The major demands of the PSUs include full powers to the board for capital investment of up to Rs 1,000 crore and powers to the board for sourcing funds through different debt-equity options within and outside the country, powers to the board to decide on employees compensations based primarily on performance; powers to induct experts in boards; flexibility in formation of joint ventures, mergers, acquisitions or formation of subsidiaries.
A major bone of contention is the amendment of Article 12 of the Constitution so that the PSUs are no longer part of the 'state'. The undertakings argue that this delinking will enable faster decision-making, as the demand effectively translates into freedom from control and interference of statutory bodies like the CAG, Central Vigilance Commission and parliamentary committees.
The government's delay on taking a stand on the autonomy level is taking its toll on the PSUs, which are now a demoralised lot.
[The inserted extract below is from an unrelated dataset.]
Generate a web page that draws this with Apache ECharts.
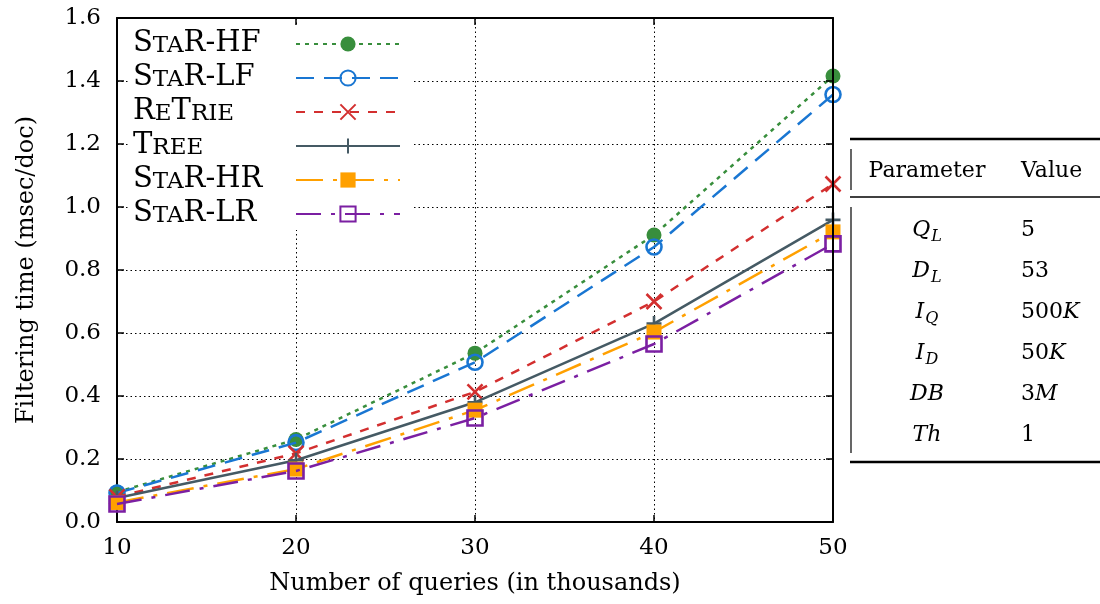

Says K.G. Ramanathan, chairman and managing director, IPCL: "For the PSUs which have been on a down cycle for long, the Navaratna proposal came as a morale booster. But until the logistics of such an exercise is clearly put into place,this will not translate into reality."
Adds a top executive from SAIL: "The government delay in moving further proves that the Navaratna proposal is doomed from day one." According to him, the administrative ministries were unlikely to agree to one single format as the demands of the various PSUs differed. And despite presenting—or perhaps because of—a detailed demand sheet, an IOC director is not too hopeful about its future.
Ironically, the Navaratna scheme is one of the best put forward by the government in recent years. On paper. In practice, it might turn out the worst, considering the government's own prevarication and the constraints under which PSUs work. It may be too much for the PSUs to expect the government, which is the source of most of their problems, to bring about the solutions.